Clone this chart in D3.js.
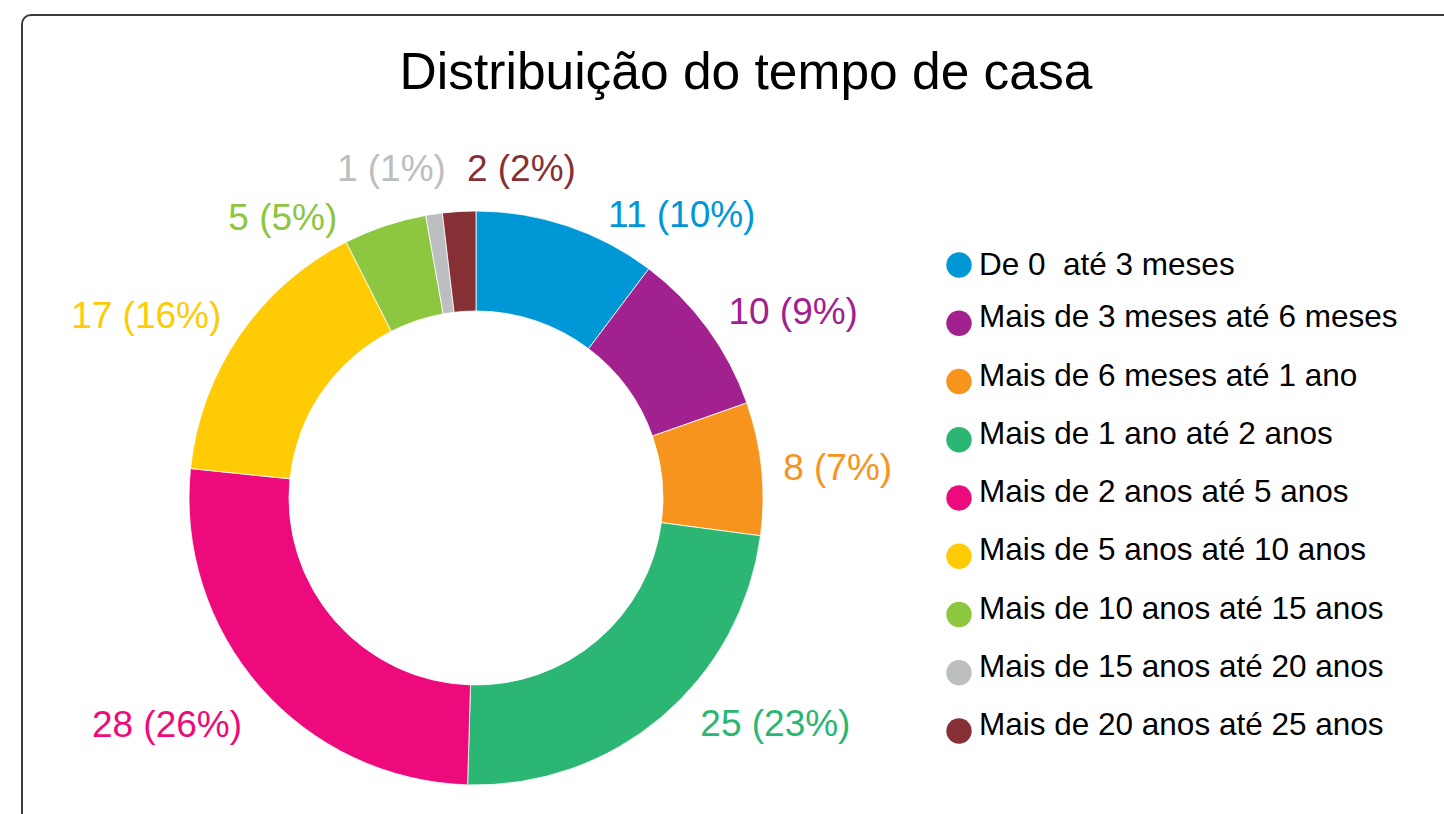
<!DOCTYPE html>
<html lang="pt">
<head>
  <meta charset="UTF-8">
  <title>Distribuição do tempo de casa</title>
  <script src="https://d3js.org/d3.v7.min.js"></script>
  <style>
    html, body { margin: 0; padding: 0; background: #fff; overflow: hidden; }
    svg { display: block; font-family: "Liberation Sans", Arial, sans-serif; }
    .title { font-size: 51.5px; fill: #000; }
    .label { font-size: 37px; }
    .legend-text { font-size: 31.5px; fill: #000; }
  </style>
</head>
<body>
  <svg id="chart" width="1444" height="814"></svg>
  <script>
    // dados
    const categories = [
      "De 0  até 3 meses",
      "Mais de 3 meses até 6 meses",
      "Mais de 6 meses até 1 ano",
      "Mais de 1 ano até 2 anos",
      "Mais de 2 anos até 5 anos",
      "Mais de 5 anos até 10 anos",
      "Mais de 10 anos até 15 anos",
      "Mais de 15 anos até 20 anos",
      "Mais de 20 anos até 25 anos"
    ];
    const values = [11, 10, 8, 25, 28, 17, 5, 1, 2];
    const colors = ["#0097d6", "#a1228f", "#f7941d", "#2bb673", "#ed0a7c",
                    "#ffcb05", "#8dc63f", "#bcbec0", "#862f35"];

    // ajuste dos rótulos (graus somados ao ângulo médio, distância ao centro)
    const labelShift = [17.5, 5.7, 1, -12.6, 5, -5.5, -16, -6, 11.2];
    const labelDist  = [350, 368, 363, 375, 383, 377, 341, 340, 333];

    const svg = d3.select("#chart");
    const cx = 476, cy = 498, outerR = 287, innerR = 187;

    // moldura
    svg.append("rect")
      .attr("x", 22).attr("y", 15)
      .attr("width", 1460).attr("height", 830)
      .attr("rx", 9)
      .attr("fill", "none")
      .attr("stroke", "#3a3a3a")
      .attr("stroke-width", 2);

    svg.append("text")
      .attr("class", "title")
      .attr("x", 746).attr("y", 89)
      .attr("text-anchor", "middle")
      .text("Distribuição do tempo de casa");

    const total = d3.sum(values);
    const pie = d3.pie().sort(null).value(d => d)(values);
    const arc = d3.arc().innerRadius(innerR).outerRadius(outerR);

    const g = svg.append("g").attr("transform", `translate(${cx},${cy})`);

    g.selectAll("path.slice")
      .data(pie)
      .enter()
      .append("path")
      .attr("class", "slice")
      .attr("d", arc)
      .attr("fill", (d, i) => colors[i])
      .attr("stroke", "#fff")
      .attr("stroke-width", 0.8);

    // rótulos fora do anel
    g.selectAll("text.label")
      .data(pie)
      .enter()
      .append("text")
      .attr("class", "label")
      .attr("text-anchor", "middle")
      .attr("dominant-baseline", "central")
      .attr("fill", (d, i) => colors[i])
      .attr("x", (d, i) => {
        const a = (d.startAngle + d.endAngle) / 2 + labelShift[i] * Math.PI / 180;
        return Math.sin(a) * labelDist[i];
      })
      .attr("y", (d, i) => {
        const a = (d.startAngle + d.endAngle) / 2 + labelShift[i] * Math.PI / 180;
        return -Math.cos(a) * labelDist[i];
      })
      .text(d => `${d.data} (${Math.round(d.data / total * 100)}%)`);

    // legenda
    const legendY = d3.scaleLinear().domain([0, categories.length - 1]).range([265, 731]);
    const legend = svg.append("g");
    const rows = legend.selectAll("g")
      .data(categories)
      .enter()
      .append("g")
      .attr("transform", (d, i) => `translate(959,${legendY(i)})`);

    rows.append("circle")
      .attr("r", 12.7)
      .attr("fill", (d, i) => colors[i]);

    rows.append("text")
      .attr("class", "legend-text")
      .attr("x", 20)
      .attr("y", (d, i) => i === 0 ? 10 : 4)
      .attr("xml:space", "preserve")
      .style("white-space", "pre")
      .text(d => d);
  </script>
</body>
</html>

_Job:_ Transcribe the material as is, with images omitted.

_Complete output:_
Clone this chart in D3.js.
<!DOCTYPE html>
<html lang="pt">
<head>
  <meta charset="UTF-8">
  <title>Distribuição do tempo de casa</title>
  <script src="https://d3js.org/d3.v7.min.js"></script>
  <style>
    html, body { margin: 0; padding: 0; background: #fff; overflow: hidden; }
    svg { display: block; font-family: "Liberation Sans", Arial, sans-serif; }
    .title { font-size: 51.5px; fill: #000; }
    .label { font-size: 37px; }
    .legend-text { font-size: 31.5px; fill: #000; }
  </style>
</head>
<body>
  <svg id="chart" width="1444" height="814"></svg>
  <script>
    // dados
    const categories = [
      "De 0  até 3 meses",
      "Mais de 3 meses até 6 meses",
      "Mais de 6 meses até 1 ano",
      "Mais de 1 ano até 2 anos",
      "Mais de 2 anos até 5 anos",
      "Mais de 5 anos até 10 anos",
      "Mais de 10 anos até 15 anos",
      "Mais de 15 anos até 20 anos",
      "Mais de 20 anos até 25 anos"
    ];
    const values = [11, 10, 8, 25, 28, 17, 5, 1, 2];
    const colors = ["#0097d6", "#a1228f", "#f7941d", "#2bb673", "#ed0a7c",
                    "#ffcb05", "#8dc63f", "#bcbec0", "#862f35"];

    // ajuste dos rótulos (graus somados ao ângulo médio, distância ao centro)
    const labelShift = [17.5, 5.7, 1, -12.6, 5, -5.5, -16, -6, 11.2];
    const labelDist  = [350, 368, 363, 375, 383, 377, 341, 340, 333];

    const svg = d3.select("#chart");
    const cx = 476, cy = 498, outerR = 287, innerR = 187;

    // moldura
    svg.append("rect")
      .attr("x", 22).attr("y", 15)
      .attr("width", 1460).attr("height", 830)
      .attr("rx", 9)
      .attr("fill", "none")
      .attr("stroke", "#3a3a3a")
      .attr("stroke-width", 2);

    svg.append("text")
      .attr("class", "title")
      .attr("x", 746).attr("y", 89)
      .attr("text-anchor", "middle")
      .text("Distribuição do tempo de casa");

    const total = d3.sum(values);
    const pie = d3.pie().sort(null).value(d => d)(values);
    const arc = d3.arc().innerRadius(innerR).outerRadius(outerR);

    const g = svg.append("g").attr("transform", `translate(${cx},${cy})`);

    g.selectAll("path.slice")
      .data(pie)
      .enter()
      .append("path")
      .attr("class", "slice")
      .attr("d", arc)
      .attr("fill", (d, i) => colors[i])
      .attr("stroke", "#fff")
      .attr("stroke-width", 0.8);

    // rótulos fora do anel
    g.selectAll("text.label")
      .data(pie)
      .enter()
      .append("text")
      .attr("class", "label")
      .attr("text-anchor", "middle")
      .attr("dominant-baseline", "central")
      .attr("fill", (d, i) => colors[i])
      .attr("x", (d, i) => {
        const a = (d.startAngle + d.endAngle) / 2 + labelShift[i] * Math.PI / 180;
        return Math.sin(a) * labelDist[i];
      })
      .attr("y", (d, i) => {
        const a = (d.startAngle + d.endAngle) / 2 + labelShift[i] * Math.PI / 180;
        return -Math.cos(a) * labelDist[i];
      })
      .text(d => `${d.data} (${Math.round(d.data / total * 100)}%)`);

    // legenda
    const legendY = d3.scaleLinear().domain([0, categories.length - 1]).range([265, 731]);
    const legend = svg.append("g");
    const rows = legend.selectAll("g")
      .data(categories)
      .enter()
      .append("g")
      .attr("transform", (d, i) => `translate(959,${legendY(i)})`);

    rows.append("circle")
      .attr("r", 12.7)
      .attr("fill", (d, i) => colors[i]);

    rows.append("text")
      .attr("class", "legend-text")
      .attr("x", 20)
      .attr("y", (d, i) => i === 0 ? 10 : 4)
      .attr("xml:space", "preserve")
      .style("white-space", "pre")
      .text(d => d);
  </script>
</body>
</html>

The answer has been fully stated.